Эти события показали, не только «неадекватность» реакции Сахарова, но и жестокость среды оппозиции в кризисных ситуациях. Сахаров вспоминает, что «многие наши друзья-диссиденты направили свой натиск на Лизу (Е. Алексееву — А.Ш.) — и до начала голодовки, и даже когда мы ее уже начали, заперев двери в буквальном и переносном смысле. Лиза, якобы, ДОЛЖНА предотвратить или (потом) остановить голодовку, ведущуюся „ради нее“! Это давление на Лизу было крайне жестоким и крайне несправедливым»[885]. Моральная изоляция в этих условиях была настоящей пыткой, и осуществлявшие этот бойкот оппозиционеры не могли этого не понимать. Для Сахарова голодовка была «продолжением моей борьбы за права человека, за право свободы выбора страны проживания…»[886] Не последнюю роль играло и то обстоятельство, что в данном случае был реальный шанс одержать победу, что в тяжелых условиях 1981 г. было крайне важно. Хотя, признаться, моральный уровень борьбы снижался тем, что объект защиты был выбран «по блату».
Либерально настроенные ученые объясняли руководству Академии наук, что гибель Сахарова в процессе голодовки вызовет грандиозный скандал, в центре которого окажется АН. Это будет означать долгосрочный разрыв научных связей, прекращение зарубежных командировок для одних и унижения для других. По воспоминаниям Е. Фейнберга на А. Александрова «давили не только те, кто опасался лишь разрыва научных связей, но и те, кому Андрей Дмитриевич был дорог как уникальная личность, просто как человек, вызывавший любовь и восхищение. Иногда слова о возможном разрыве связей были лишь „рациональным прикрытием“ для более личных чувств. Я не знаю точно, как оно произошло, но Анатолий Петрович в конце концов преодолел себя и совершил этот поступок — поехал к Брежневу, который решил вопрос: „Пусть уезжает“»[887]. 8 декабря президент АН А. Александров лично позвонил Алексеевой, сообщив ей, что вопрос будет решен положительно. Голодовка продолжалась до 9 декабря. По меткому наблюдению Л. Литинского Сахаров и Боннэр «проскочили на грани» — 13 декабря, с введением военного положения в Польше, отношения между СССР и США резко ухудшились, и мотивы для уступок диссидентам были утеряны[888]. Но уже 19 декабря Е. Алексеева вылетела в Париж.

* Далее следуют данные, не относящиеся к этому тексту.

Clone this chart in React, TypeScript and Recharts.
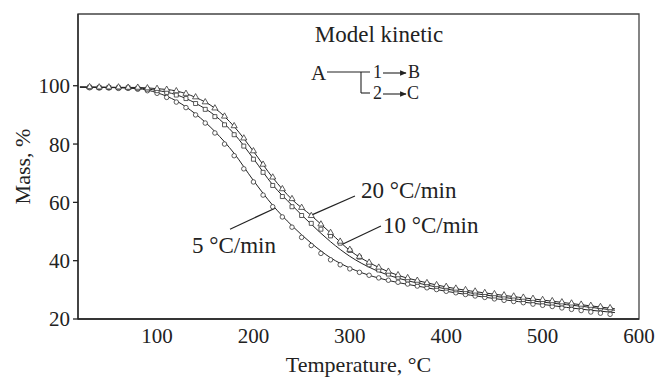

Система массовой информации (дезинформации) продолжала свое наступление на Сахарова. Главным полем боя оставалось взаимодействие Сахарова с международной общественностью. Здесь академик был по-прежнему опасен — на Западе к его голосу прислушивались. В феврале 1983 г. Сахаров написал статью «Опасность термоядерной войны», в которой доказывал, что Запад отстал от СССР в гонке вооружений. «Восстановление стратегического равновесия, — писал Сахаров, — возможно только при вложении крупных средств, при существенном изменении психологической обстановки в странах Запада…
Я понимаю, конечно, что пытаясь ни в чем не отставать от потенциального противника, мы обрекаем себя на гонку вооружений — трагичную в мире, где столь много жизненных, не терпящих отлагательства проблем. Но самая главная опасность — сползти к всеобщей термоядерной войне. Если вероятность такого исхода можно уменьшить ценой еще десяти или пятнадцати лет гонки вооружений — быть может, эту цену придется заплатить…»[889] Здесь академик воспринимает себя как органическую часть западного мира, советуя «своей стороне» усиливать давление на «потенциального противника». Этот совет был «принят» Рейганом, причем еще раньше, чем прозвучал.